Alors que la question de la conscription des étudiants issus du monde ‘harédi agite à nouveau la société israélienne, l’ancien Grand rabbin sépharade, rav Yits’hak Yossef, a pris la parole dans son cours hebdomadaire avec des propos tranchés. S’opposant fermement au projet de loi sur la mobilisation des étudiants de Yechiva, il a qualifié cette mesure de « décret nuisible », allant jusqu’à déchirer symboliquement un mandat d’arrestation concernant l’un de ses élèves.
Ces propos font suite à une série de tensions croissantes entre l’État et les milieux orthodoxes, dans le cadre de débats parlementaires sur la révision du système d’exemption militaire, historiquement accordée aux jeunes hommes engagés dans des études religieuses.
Une opposition religieuse et politique
Le rav Yossef ne s’est pas contenté de s’opposer au décret sur le plan religieux. Il a également livré une critique virulente de l’attachement des partis ‘harédim aux gouvernements de droite : « Nous sommes coincés avec la droite. Je ne sais pas ce qu’ils lui trouvent. Droite, droite, droite… c’est de la folie ! » Selon lui, une alliance avec la gauche aurait permis une approche plus conciliante sur les questions touchant au mode de vie ‘harédi, notamment en ce qui concerne les exemptions de service militaire.
Cette prise de position suscite un vif débat interne dans le monde orthodoxe, où l’alliance avec les partis conservateurs est souvent perçue comme une stratégie politique naturelle. Pour le rav Yossef, cette fidélité à la droite semble aujourd’hui contre-productive, notamment face à ce qu’il perçoit comme une menace directe contre l’étude de la Tora.

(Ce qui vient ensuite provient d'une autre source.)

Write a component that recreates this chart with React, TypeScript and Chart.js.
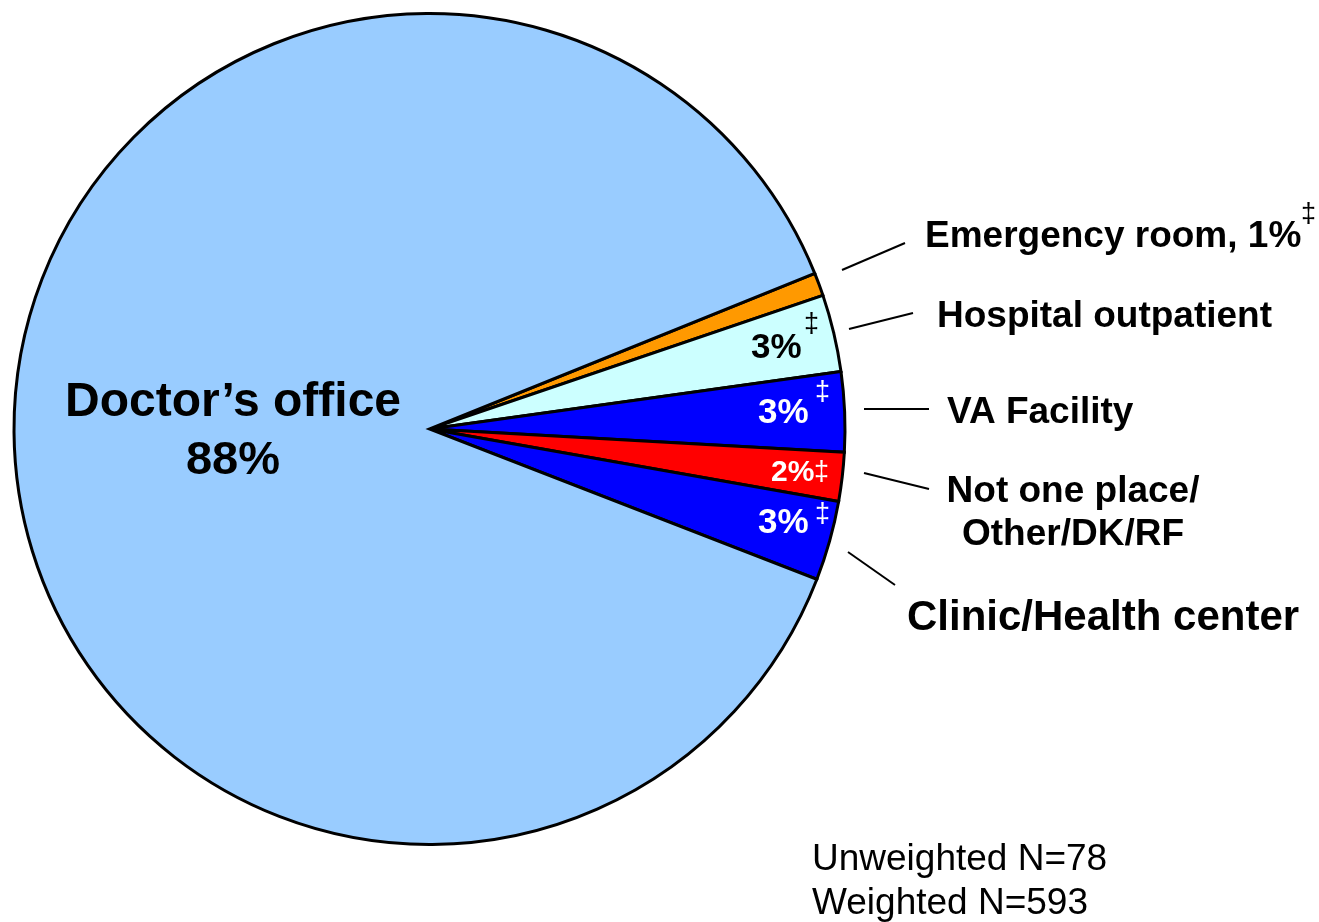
import React, { useEffect, useRef } from "react";
import { Chart, registerables } from "chart.js";

Chart.register(...registerables);

const categories = [
  "Emergency room",
  "Hospital outpatient",
  "VA Facility",
  "Not one place/Other/DK/RF",
  "Clinic/Health center",
  "Doctor’s office",
];
const shares = [0.9, 3.0, 3.1, 1.9, 3.1, 88.0];
const sliceColors = ["#FF9900", "#CCFFFF", "#0000FF", "#FF0000", "#0000FF", "#99CCFF"];

type Txt = {
  t: string;
  x: number;
  y: number;
  size: number;
  bold?: boolean;
  color?: string;
  align?: CanvasTextAlign;
};

const texts: Txt[] = [
  { t: "Doctor’s office", x: 233, y: 416, size: 48, bold: true, align: "center" },
  { t: "88%", x: 233, y: 474, size: 47, bold: true, align: "center" },
  { t: "Emergency room, 1%", x: 925, y: 247, size: 37, bold: true },
  { t: "‡", x: 1301, y: 222, size: 27 },
  { t: "Hospital outpatient", x: 937, y: 327, size: 37, bold: true },
  { t: "VA Facility", x: 947, y: 423, size: 37, bold: true },
  { t: "Not one place/", x: 1073, y: 502, size: 37, bold: true, align: "center" },
  { t: "Other/DK/RF", x: 1073, y: 545, size: 37, bold: true, align: "center" },
  { t: "Clinic/Health center", x: 907, y: 630, size: 42, bold: true },
  { t: "3%", x: 751, y: 358, size: 35, bold: true },
  { t: "‡", x: 804, y: 332, size: 27 },
  { t: "3%", x: 758, y: 423, size: 35, bold: true, color: "#FFFFFF" },
  { t: "‡", x: 815, y: 400, size: 27, color: "#FFFFFF" },
  { t: "2%", x: 771, y: 481, size: 30, bold: true, color: "#FFFFFF" },
  { t: "‡", x: 814, y: 480, size: 27, color: "#FFFFFF" },
  { t: "3%", x: 758, y: 533, size: 35, bold: true, color: "#FFFFFF" },
  { t: "‡", x: 815, y: 522, size: 27, color: "#FFFFFF" },
  { t: "Unweighted N=78", x: 812, y: 870, size: 37 },
  { t: "Weighted N=593", x: 812, y: 914, size: 37 },
];

const leaders: [number, number, number, number][] = [
  [842, 270, 905, 243],
  [849, 329, 913, 313],
  [864, 409, 929, 409],
  [864, 473, 929, 489],
  [848, 552, 895, 585],
];

const annotationPlugin = {
  id: "annotations",
  afterDraw(chart: any) {
    const ctx: CanvasRenderingContext2D = chart.ctx;
    ctx.save();
    ctx.strokeStyle = "#000000";
    ctx.lineWidth = 2;
    leaders.forEach(([x1, y1, x2, y2]) => {
      ctx.beginPath();
      ctx.moveTo(x1, y1);
      ctx.lineTo(x2, y2);
      ctx.stroke();
    });
    ctx.textBaseline = "alphabetic";
    texts.forEach((d) => {
      ctx.font = `${d.bold ? "bold " : ""}${d.size}px "Liberation Sans", Arial, sans-serif`;
      ctx.fillStyle = d.color || "#000000";
      ctx.textAlign = d.align || "left";
      ctx.fillText(d.t, d.x, d.y);
    });
    ctx.restore();
  },
};

export default function App() {
  const ref = useRef<HTMLCanvasElement | null>(null);
  useEffect(() => {
    if (!ref.current) return;
    const chart = new Chart(ref.current, {
      type: "pie",
      data: {
        labels: categories,
        datasets: [
          {
            data: shares,
            backgroundColor: sliceColors,
            borderColor: "#000000",
            borderWidth: 3,
            borderJoinStyle: "miter" as any,
          },
        ],
      },
      options: {
        animation: false,
        responsive: true,
        maintainAspectRatio: false,
        rotation: 68,
        layout: { padding: { left: 12, right: 472, top: 12, bottom: 76 } },
        plugins: {
          legend: { display: false },
          tooltip: { enabled: false },
          title: { display: false },
        },
      },
      plugins: [annotationPlugin],
    });
    return () => chart.destroy();
  }, []);
  return (
    <div style={{ position: "absolute", left: 0, top: 0, width: 1319, height: 922, background: "#FFFFFF" }}>
      <canvas ref={ref} />
    </div>
  );
}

Une menace existentielle pour les haredim
Dans ses déclarations, il a présenté la conscription des étudiants de Yechiva comme une atteinte fondamentale à l’essence même du judaïsme ‘harédi en Israël : « S’il n’y a pas de Tora, il n’y a pas de raison de rester dans ce pays », a-t-il lancé, avant d’ajouter : « Aucun d’entre nous ne restera ici si ce décret est appliqué. »
Ces paroles, lourdes de sens, s’adressent à un public fidèle qui voit l’étude religieuse comme la mission centrale de l’existence juive. Le rav considère la conscription comme incompatible avec cette vocation spirituelle.
Il a même évoqué la possibilité d’un exode collectif si les mesures coercitives devaient se poursuivre : « Si des étudiants de Yechiva sont arrêtés, nous partirons tous à l’étranger. »
Attaque contre l’élite politique laïque
Le chef spirituel du Shas ne s’est pas arrêté à la critique du décret. Il a également mis en cause l’élite dirigeante israélienne, en affirmant que ses membres ne pouvaient pas comprendre l’importance de l’étude de la Tora : « Ils ont grandi dans des écoles laïques, ils ont été emmenés parmi les nations. Ils ne savent pas ce que représente la Tora. » Cette remarque renforce le clivage existant entre deux visions d’Israël : l’une fondée sur les institutions démocratiques et laïques, et l’autre centrée sur la prééminence de la tradition religieuse.
Le dilemme israélien
La polémique suscitée par ces propos met en lumière un dilemme récurrent dans la société israélienne : comment concilier la défense nationale avec le respect des particularismes religieux ?
D’un côté, l’armée est considérée comme un pilier fondamental de la citoyenneté. De l’autre, une partie importante de la population, notamment dans le monde ‘harédi, estime que son rôle spirituel est aussi essentiel à la survie du pays que les armes ou les frontières.
La crise actuelle autour de la conscription des étudiants de Yechiva, relancée par les déclarations du rav Yossef, pourrait bien relancer un débat de fond sur le contrat social israélien, la place de la religion dans l’État et le poids des alliances politiques dans les équilibres communautaires.
Cet article s’appuie sur les déclarations publiques de rabbi Yits’hak Yossef lors de son cours hebdomadaire, dans le contexte actuel des discussions sur la réforme de la conscription en Israël.